## MATERIAL PROVIDED
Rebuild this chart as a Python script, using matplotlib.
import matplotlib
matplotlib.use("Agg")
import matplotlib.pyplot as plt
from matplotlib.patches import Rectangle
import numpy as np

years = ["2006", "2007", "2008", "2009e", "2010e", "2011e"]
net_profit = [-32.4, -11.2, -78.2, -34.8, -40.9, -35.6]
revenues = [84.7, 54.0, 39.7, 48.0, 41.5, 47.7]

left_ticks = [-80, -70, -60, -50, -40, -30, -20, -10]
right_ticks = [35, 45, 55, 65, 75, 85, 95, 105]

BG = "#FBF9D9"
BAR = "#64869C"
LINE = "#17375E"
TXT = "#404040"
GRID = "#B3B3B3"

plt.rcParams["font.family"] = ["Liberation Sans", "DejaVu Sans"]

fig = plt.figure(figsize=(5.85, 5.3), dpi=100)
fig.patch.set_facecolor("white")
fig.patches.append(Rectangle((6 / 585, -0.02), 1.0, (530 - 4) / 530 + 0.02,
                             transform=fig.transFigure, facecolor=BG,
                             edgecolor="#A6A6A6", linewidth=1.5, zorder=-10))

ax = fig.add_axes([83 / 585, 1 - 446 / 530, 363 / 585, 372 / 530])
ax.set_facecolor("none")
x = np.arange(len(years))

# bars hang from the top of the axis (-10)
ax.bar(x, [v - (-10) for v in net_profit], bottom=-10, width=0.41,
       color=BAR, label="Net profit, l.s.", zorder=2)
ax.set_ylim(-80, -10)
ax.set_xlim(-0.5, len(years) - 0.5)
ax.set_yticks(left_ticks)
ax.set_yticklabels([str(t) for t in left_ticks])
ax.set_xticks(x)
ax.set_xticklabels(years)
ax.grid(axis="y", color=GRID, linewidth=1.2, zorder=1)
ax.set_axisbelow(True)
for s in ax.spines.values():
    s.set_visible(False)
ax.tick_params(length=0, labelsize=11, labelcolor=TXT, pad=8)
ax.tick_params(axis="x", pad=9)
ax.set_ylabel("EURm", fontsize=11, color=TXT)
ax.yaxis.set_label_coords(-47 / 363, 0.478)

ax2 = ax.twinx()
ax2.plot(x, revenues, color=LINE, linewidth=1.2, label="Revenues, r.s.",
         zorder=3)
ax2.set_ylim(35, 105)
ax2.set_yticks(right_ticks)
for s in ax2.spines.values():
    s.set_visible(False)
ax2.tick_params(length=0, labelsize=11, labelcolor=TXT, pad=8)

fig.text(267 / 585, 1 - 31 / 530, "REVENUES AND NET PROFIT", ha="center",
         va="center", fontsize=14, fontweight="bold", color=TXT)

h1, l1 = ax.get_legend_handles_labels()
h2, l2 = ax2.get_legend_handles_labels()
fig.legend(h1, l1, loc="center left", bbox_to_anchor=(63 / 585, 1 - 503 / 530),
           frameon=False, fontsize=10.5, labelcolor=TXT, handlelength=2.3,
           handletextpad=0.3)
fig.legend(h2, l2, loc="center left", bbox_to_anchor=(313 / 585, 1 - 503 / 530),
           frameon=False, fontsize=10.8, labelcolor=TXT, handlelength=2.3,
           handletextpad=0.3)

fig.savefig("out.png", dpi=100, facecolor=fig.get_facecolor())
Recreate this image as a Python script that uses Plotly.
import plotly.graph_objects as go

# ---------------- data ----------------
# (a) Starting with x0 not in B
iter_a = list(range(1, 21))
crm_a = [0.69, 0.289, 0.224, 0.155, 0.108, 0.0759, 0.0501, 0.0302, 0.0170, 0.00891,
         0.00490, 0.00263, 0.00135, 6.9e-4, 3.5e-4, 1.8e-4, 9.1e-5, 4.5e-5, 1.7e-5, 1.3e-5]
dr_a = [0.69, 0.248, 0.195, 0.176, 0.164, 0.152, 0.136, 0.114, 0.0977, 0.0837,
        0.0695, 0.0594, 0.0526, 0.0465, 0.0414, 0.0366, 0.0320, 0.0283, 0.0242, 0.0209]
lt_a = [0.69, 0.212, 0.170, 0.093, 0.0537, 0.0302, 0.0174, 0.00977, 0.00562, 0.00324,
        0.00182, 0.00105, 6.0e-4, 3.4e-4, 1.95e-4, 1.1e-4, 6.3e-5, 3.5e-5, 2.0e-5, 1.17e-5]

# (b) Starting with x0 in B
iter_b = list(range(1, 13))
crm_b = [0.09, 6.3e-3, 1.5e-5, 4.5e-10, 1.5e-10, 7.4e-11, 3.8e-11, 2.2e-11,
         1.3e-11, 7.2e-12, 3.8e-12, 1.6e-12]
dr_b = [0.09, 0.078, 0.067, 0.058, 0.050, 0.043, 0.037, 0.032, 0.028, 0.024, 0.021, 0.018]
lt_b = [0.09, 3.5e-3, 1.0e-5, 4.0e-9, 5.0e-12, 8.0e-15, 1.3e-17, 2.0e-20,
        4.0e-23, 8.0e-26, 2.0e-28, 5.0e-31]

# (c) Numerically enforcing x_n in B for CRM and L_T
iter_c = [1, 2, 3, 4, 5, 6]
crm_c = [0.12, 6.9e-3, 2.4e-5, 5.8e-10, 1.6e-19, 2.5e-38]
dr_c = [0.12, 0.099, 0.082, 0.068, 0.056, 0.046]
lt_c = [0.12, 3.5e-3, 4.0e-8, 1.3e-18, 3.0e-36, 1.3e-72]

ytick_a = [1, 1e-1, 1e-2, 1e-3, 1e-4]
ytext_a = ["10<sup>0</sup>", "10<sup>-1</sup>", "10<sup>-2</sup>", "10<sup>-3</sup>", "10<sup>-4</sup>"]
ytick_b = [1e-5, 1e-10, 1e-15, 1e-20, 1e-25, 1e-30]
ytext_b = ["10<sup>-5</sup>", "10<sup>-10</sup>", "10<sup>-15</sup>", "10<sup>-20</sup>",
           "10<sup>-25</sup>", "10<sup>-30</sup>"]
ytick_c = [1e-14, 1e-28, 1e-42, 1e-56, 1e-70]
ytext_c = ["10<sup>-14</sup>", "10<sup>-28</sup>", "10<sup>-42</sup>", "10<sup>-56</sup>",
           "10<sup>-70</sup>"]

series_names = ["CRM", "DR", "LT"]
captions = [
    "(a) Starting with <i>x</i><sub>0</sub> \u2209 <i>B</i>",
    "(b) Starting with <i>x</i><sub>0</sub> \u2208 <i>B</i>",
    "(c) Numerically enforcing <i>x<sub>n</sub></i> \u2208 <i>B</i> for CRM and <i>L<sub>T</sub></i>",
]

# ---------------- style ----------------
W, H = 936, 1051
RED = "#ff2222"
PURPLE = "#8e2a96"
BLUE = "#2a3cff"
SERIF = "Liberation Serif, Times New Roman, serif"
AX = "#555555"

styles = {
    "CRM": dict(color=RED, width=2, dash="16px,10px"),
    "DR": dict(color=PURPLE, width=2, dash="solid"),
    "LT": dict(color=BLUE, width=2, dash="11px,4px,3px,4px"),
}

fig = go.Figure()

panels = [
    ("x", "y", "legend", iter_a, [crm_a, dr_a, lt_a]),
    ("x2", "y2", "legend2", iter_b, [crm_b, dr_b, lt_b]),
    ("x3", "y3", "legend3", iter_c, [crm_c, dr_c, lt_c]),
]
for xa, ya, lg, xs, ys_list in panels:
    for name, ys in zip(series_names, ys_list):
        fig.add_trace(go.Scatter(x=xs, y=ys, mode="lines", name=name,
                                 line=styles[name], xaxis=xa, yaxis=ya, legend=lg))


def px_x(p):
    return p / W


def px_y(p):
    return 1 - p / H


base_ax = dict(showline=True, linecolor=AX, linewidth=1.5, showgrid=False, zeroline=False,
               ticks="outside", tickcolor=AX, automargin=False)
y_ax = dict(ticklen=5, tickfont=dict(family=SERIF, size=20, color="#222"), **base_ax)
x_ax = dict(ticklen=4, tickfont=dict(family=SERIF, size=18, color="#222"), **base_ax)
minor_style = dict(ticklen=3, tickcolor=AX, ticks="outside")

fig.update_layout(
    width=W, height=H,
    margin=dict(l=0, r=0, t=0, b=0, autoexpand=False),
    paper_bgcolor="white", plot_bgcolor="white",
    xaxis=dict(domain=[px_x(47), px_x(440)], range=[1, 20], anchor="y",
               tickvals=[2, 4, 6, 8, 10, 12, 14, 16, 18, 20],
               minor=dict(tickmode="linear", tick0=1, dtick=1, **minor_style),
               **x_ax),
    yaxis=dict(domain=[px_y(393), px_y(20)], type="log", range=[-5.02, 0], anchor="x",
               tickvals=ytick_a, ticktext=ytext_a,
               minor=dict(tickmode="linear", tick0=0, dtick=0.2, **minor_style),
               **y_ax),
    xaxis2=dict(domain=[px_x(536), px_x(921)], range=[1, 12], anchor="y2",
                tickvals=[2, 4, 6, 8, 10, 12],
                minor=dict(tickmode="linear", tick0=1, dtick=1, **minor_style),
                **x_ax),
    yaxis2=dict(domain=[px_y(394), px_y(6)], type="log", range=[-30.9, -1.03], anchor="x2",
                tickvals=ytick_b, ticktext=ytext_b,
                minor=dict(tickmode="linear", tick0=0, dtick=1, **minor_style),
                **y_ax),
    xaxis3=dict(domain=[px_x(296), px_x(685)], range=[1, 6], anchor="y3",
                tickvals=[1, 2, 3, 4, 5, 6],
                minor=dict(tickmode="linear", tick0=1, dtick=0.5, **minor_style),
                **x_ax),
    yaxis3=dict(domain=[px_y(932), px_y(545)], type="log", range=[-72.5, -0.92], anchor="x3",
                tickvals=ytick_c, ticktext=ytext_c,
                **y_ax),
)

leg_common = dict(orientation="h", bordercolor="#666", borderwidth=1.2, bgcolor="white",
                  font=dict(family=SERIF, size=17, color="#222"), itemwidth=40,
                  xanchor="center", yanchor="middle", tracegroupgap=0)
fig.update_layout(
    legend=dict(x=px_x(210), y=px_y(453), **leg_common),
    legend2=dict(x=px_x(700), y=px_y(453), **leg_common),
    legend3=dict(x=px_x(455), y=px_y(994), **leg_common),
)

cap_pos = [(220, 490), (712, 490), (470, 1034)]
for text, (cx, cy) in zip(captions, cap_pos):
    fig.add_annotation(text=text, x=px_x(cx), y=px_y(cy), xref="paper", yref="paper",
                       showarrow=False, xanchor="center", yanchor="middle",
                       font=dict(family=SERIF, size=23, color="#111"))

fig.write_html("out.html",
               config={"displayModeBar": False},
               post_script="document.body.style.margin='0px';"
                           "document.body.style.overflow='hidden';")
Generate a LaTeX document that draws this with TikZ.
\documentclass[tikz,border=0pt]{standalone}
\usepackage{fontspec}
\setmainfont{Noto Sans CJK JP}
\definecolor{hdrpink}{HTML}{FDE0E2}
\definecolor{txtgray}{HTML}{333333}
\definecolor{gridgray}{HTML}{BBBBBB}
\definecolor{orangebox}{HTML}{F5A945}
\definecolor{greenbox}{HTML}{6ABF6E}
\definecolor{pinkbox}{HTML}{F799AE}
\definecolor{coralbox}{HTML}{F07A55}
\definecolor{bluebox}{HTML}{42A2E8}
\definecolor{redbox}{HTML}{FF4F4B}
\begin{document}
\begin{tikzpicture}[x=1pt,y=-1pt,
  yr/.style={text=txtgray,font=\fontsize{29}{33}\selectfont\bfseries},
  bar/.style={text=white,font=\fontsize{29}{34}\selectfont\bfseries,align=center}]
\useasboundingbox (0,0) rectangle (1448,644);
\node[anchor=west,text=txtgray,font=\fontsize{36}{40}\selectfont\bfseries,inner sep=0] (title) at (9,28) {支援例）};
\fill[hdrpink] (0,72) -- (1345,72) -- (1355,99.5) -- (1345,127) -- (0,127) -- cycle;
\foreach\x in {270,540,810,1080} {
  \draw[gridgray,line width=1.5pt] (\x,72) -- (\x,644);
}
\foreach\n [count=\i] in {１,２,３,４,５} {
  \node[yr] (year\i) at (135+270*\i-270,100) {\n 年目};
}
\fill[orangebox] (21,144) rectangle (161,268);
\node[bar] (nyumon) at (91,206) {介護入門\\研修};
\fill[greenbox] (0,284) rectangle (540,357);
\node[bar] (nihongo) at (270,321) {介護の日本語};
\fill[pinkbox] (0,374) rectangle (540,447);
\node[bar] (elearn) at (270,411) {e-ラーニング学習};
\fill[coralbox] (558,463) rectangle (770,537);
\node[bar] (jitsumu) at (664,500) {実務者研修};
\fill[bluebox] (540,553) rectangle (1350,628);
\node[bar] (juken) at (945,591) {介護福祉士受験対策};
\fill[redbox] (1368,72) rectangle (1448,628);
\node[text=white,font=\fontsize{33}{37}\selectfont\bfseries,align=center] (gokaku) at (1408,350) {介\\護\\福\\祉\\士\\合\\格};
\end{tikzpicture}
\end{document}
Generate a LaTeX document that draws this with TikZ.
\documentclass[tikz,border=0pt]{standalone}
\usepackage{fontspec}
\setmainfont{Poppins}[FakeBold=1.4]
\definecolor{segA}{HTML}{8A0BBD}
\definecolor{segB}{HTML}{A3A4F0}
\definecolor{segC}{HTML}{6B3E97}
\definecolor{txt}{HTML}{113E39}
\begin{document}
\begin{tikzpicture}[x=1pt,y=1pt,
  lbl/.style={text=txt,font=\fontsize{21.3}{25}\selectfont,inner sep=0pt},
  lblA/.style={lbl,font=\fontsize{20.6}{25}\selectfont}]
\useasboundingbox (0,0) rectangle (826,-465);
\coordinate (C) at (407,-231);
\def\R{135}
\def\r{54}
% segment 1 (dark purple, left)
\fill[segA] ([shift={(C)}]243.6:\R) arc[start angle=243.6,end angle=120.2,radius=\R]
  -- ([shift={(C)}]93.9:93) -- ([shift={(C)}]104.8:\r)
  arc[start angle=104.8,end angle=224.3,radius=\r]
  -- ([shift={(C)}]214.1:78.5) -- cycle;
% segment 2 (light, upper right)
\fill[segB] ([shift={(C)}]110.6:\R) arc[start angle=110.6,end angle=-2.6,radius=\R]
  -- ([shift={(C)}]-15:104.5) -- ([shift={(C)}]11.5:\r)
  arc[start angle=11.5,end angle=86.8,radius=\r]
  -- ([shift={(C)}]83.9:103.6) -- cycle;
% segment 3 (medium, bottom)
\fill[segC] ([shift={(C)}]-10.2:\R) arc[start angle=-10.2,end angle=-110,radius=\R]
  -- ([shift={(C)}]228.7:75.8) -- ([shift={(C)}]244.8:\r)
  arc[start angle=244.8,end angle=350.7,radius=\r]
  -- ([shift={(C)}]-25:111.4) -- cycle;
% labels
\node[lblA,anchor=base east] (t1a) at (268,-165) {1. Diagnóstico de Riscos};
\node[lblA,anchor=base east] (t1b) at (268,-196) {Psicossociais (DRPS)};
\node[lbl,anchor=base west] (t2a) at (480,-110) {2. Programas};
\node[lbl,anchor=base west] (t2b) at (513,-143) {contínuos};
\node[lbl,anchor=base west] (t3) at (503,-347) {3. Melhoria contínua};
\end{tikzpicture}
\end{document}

## REQUEST
Include the first line, the line containing "x = np.arange(len(years))", and every line between them, copied exactly from the material above; output no other line.

## COMPLETE OUTPUT
Rebuild this chart as a Python script, using matplotlib.
import matplotlib
matplotlib.use("Agg")
import matplotlib.pyplot as plt
from matplotlib.patches import Rectangle
import numpy as np

years = ["2006", "2007", "2008", "2009e", "2010e", "2011e"]
net_profit = [-32.4, -11.2, -78.2, -34.8, -40.9, -35.6]
revenues = [84.7, 54.0, 39.7, 48.0, 41.5, 47.7]

left_ticks = [-80, -70, -60, -50, -40, -30, -20, -10]
right_ticks = [35, 45, 55, 65, 75, 85, 95, 105]

BG = "#FBF9D9"
BAR = "#64869C"
LINE = "#17375E"
TXT = "#404040"
GRID = "#B3B3B3"

plt.rcParams["font.family"] = ["Liberation Sans", "DejaVu Sans"]

fig = plt.figure(figsize=(5.85, 5.3), dpi=100)
fig.patch.set_facecolor("white")
fig.patches.append(Rectangle((6 / 585, -0.02), 1.0, (530 - 4) / 530 + 0.02,
                             transform=fig.transFigure, facecolor=BG,
                             edgecolor="#A6A6A6", linewidth=1.5, zorder=-10))

ax = fig.add_axes([83 / 585, 1 - 446 / 530, 363 / 585, 372 / 530])
ax.set_facecolor("none")
x = np.arange(len(years))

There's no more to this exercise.